___ Entries

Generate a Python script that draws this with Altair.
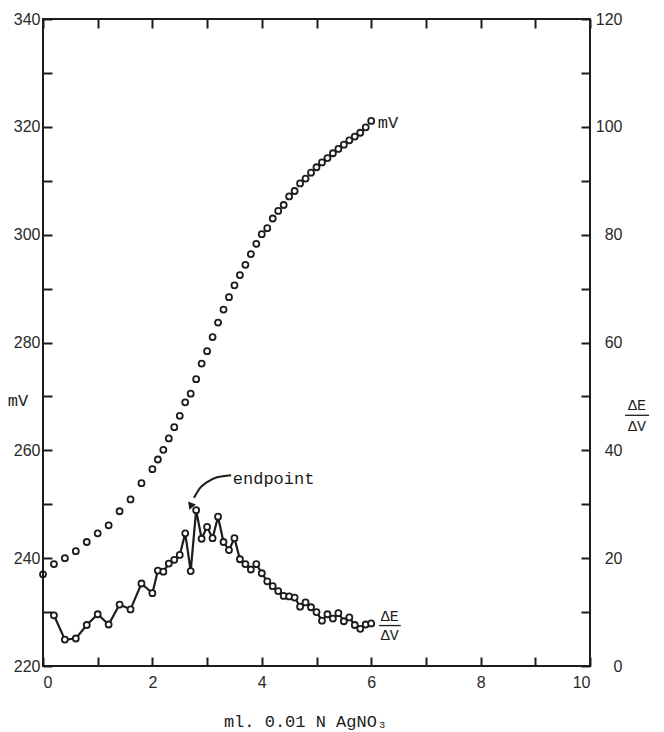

______
___ Entries

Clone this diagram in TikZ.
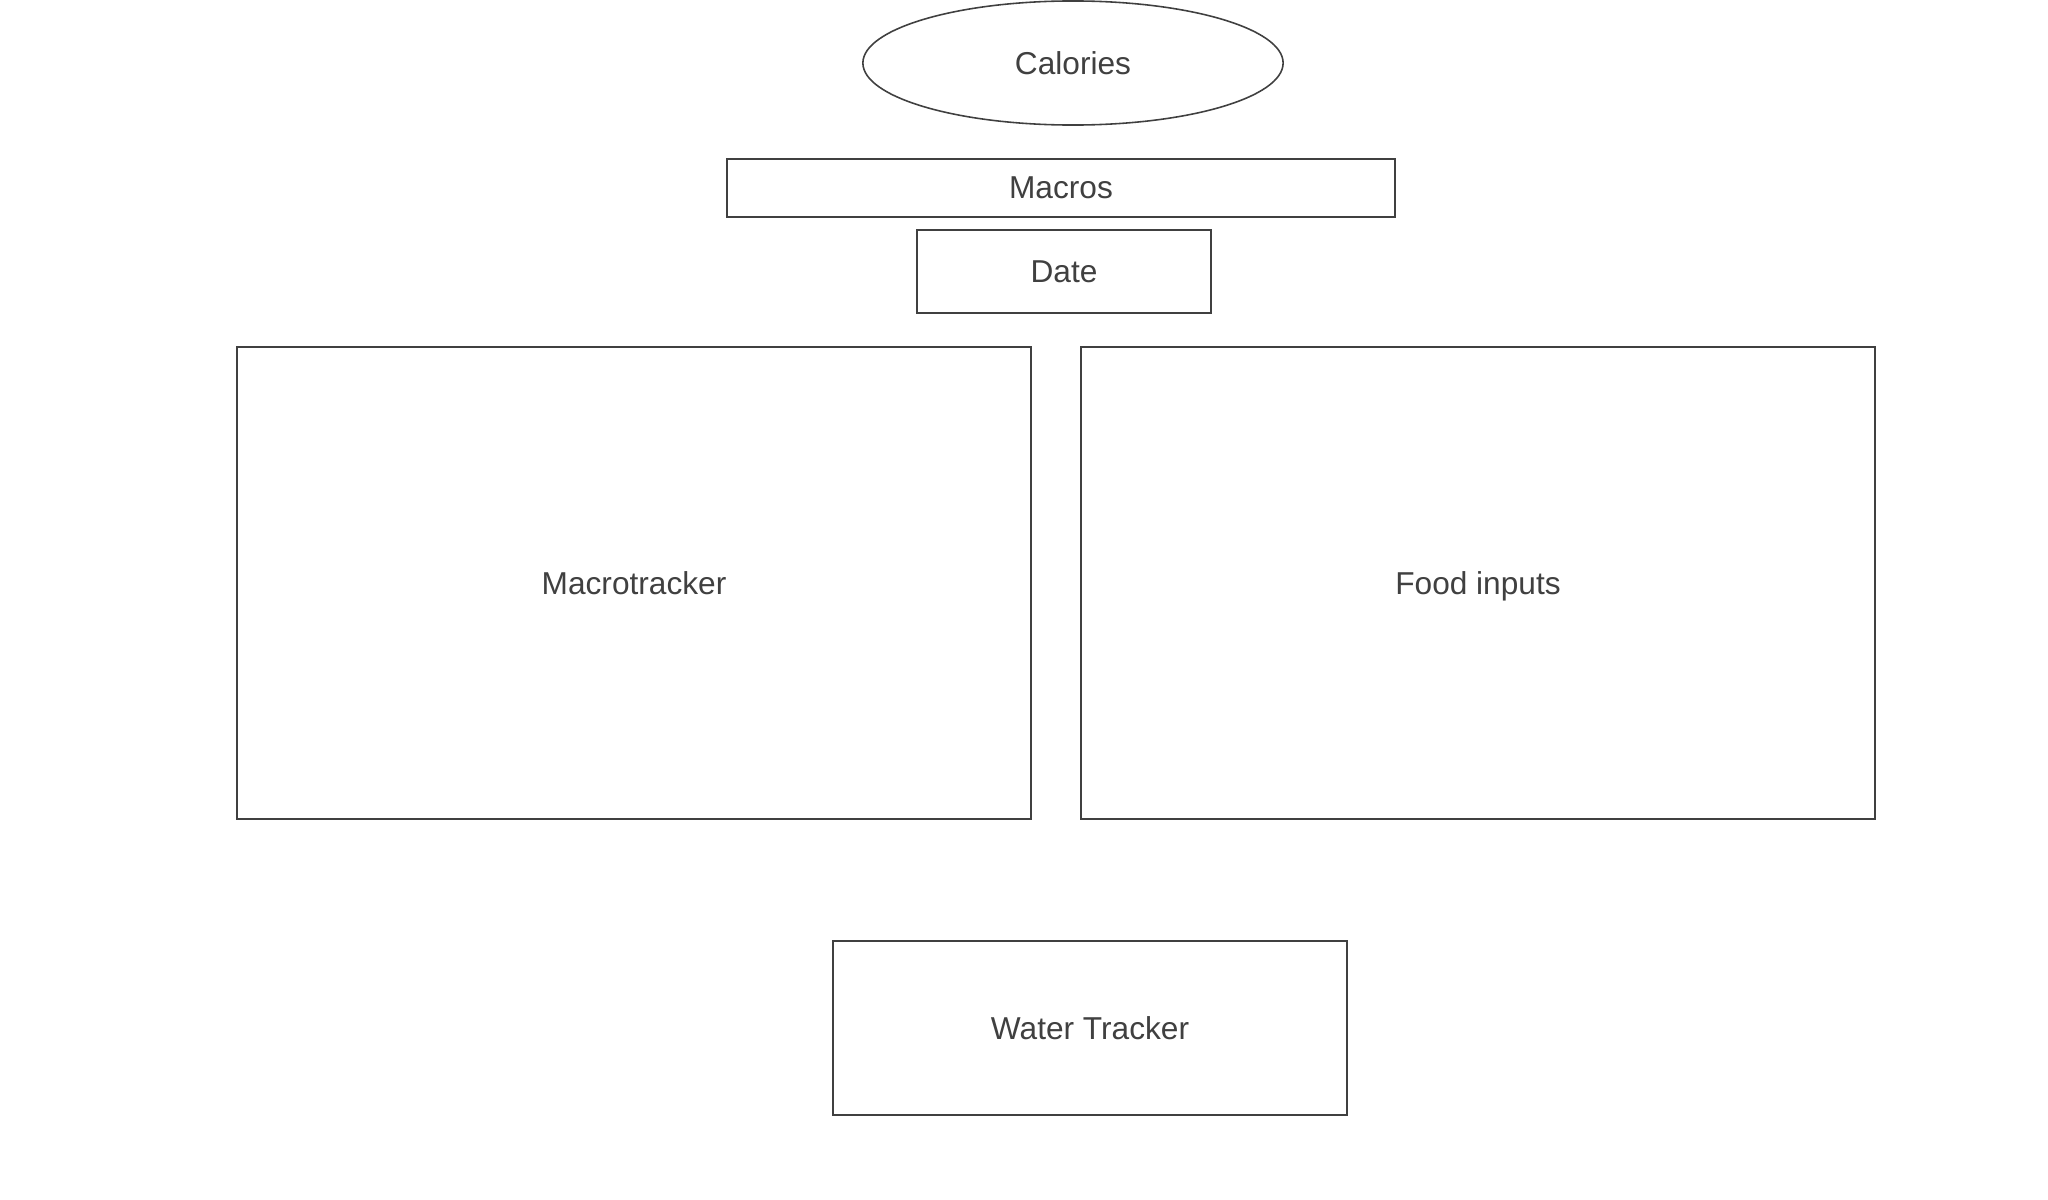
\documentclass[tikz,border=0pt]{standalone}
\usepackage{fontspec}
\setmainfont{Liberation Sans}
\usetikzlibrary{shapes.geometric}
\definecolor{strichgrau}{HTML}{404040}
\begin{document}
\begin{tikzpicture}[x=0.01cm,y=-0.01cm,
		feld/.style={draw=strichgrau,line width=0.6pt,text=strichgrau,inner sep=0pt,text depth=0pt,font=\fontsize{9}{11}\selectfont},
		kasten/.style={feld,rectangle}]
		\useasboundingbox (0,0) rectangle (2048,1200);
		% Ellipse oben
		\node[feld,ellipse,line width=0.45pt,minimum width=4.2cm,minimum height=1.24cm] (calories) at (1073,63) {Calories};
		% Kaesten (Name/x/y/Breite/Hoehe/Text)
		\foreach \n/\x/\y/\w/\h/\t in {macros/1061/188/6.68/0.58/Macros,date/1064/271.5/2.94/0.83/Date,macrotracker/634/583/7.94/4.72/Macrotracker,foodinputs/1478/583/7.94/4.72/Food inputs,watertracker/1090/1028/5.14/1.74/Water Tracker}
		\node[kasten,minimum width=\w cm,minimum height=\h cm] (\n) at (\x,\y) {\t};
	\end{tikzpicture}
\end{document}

______
___ Entries

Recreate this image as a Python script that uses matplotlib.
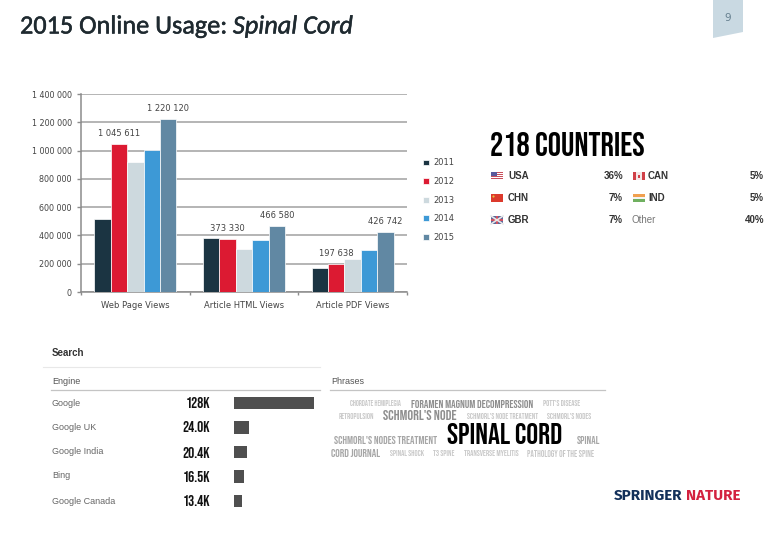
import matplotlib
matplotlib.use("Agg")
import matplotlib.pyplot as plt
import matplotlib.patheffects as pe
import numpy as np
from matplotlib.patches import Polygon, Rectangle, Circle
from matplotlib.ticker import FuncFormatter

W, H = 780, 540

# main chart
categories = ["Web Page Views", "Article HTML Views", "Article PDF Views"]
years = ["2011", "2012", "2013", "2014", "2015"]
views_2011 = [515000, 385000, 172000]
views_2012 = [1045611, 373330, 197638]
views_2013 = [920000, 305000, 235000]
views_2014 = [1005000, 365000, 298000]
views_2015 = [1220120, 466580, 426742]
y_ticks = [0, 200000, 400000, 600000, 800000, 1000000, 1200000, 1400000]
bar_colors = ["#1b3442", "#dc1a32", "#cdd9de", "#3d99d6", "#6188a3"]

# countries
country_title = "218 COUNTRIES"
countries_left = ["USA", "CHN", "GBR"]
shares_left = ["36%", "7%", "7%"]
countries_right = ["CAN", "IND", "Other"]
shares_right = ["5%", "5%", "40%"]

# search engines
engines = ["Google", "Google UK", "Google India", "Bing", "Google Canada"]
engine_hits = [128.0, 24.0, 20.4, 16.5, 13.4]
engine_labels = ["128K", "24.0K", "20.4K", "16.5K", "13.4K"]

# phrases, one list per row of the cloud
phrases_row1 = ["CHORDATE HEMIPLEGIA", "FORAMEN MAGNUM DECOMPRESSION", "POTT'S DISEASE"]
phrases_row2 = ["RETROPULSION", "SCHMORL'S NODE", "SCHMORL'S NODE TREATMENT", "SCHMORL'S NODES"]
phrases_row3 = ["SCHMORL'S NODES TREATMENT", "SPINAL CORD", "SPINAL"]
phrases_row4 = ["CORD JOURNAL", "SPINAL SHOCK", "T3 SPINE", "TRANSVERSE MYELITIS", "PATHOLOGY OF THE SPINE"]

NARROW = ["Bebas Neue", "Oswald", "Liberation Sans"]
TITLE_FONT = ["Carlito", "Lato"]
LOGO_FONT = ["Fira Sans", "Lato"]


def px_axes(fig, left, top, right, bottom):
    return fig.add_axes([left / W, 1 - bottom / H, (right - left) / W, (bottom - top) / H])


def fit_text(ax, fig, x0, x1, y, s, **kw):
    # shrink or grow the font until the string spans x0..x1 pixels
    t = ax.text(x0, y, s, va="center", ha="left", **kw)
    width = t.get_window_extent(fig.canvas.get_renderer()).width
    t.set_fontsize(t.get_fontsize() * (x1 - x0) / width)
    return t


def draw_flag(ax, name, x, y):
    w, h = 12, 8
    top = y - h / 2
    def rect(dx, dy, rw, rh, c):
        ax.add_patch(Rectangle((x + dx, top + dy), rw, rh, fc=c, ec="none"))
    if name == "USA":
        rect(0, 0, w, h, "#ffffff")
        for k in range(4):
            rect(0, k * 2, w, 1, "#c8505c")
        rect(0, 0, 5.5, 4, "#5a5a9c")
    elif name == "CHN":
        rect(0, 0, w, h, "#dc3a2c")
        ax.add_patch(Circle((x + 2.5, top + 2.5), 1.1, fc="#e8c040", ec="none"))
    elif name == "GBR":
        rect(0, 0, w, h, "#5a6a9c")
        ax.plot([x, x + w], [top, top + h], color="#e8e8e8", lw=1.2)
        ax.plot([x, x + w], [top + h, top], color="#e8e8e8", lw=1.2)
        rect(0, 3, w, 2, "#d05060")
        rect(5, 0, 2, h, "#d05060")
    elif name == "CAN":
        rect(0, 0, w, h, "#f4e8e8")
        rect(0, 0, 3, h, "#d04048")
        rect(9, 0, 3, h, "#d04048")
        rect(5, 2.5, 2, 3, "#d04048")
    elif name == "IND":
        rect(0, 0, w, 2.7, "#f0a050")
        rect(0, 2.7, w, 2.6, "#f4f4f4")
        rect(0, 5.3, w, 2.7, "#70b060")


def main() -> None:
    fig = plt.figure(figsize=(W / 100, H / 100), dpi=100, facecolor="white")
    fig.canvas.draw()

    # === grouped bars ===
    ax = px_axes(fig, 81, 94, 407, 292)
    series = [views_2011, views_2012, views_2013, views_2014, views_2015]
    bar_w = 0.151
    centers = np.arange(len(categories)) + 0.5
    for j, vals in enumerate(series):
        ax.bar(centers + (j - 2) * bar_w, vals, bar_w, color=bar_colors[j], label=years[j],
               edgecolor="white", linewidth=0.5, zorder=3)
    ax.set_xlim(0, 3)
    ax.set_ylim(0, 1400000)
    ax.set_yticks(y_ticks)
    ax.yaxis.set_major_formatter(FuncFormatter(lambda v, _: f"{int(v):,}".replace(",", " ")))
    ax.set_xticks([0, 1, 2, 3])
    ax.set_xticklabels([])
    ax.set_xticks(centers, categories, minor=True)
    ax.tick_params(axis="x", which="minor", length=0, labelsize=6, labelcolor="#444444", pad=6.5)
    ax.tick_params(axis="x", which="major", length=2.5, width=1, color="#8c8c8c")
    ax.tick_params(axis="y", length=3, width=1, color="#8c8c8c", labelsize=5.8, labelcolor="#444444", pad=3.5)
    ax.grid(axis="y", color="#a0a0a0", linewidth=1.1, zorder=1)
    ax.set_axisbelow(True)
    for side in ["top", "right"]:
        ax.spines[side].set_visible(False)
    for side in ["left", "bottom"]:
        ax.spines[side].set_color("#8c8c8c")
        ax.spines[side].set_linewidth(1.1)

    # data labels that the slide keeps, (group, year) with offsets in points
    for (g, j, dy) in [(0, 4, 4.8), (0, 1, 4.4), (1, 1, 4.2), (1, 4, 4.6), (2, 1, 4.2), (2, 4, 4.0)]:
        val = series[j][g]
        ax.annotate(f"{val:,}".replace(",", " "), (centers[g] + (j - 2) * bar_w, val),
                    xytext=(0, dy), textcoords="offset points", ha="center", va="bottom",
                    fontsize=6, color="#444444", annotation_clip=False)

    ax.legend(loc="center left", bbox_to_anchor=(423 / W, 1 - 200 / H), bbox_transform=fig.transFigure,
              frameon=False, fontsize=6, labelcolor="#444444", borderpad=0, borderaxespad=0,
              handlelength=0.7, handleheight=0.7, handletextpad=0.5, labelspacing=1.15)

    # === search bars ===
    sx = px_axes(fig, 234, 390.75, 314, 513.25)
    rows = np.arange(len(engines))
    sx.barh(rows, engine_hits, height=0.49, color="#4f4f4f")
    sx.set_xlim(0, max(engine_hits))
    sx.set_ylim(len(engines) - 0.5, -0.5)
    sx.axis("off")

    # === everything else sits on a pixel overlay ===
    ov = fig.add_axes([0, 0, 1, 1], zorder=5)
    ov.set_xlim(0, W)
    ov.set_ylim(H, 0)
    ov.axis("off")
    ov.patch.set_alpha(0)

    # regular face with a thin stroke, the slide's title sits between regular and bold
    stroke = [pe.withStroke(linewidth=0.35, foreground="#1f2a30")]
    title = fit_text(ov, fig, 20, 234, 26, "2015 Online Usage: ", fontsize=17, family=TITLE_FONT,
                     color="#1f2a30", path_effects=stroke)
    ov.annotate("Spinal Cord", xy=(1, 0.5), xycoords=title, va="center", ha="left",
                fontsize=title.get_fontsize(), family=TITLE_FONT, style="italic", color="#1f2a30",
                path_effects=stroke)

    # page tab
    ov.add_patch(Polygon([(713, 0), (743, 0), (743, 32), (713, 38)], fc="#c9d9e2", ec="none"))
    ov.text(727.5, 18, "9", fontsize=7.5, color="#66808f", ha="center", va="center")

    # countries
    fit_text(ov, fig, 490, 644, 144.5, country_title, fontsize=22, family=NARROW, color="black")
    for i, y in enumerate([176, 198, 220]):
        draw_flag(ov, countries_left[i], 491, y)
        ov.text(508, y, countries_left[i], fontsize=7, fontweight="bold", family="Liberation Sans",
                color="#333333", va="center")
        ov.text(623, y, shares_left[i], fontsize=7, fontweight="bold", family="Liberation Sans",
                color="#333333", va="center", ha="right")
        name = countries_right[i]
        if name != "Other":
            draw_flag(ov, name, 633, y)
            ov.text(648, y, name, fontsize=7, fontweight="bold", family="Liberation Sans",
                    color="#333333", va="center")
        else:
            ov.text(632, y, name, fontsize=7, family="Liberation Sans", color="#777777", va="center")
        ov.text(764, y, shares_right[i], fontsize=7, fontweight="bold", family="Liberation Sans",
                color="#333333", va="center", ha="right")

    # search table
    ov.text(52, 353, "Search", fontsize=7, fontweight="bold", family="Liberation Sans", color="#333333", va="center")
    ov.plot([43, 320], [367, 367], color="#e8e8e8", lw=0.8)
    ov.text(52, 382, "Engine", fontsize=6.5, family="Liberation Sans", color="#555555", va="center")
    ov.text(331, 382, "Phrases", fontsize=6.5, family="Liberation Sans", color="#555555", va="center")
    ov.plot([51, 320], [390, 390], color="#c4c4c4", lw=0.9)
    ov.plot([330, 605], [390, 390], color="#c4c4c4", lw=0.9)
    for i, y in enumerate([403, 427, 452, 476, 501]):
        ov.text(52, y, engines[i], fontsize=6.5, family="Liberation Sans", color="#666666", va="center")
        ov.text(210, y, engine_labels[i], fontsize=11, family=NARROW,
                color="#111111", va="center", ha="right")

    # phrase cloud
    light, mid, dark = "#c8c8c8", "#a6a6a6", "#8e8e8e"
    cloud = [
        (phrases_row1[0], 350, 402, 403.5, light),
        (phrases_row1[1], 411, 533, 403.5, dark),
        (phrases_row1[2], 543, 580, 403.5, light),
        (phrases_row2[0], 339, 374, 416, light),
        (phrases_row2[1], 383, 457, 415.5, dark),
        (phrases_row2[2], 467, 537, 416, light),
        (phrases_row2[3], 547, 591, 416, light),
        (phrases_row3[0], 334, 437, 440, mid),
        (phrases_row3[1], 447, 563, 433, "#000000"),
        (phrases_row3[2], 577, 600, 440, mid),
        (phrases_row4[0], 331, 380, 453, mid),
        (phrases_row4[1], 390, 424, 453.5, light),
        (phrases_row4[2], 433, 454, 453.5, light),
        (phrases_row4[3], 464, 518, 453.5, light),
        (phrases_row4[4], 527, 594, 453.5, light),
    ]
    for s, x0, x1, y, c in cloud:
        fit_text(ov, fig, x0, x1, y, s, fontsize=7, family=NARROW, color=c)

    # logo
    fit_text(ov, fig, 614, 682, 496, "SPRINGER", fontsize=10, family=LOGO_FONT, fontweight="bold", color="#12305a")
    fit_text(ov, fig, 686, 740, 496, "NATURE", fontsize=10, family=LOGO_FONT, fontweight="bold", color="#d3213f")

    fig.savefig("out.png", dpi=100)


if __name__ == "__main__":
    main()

______

Exercise requirements> In the listing above, find the line with "Recreate this image" and the line with "W, H = 780, 540". Copy exactly those lines and all between them, minus the images.

Finished exercise>
Recreate this image as a Python script that uses matplotlib.
import matplotlib
matplotlib.use("Agg")
import matplotlib.pyplot as plt
import matplotlib.patheffects as pe
import numpy as np
from matplotlib.patches import Polygon, Rectangle, Circle
from matplotlib.ticker import FuncFormatter

W, H = 780, 540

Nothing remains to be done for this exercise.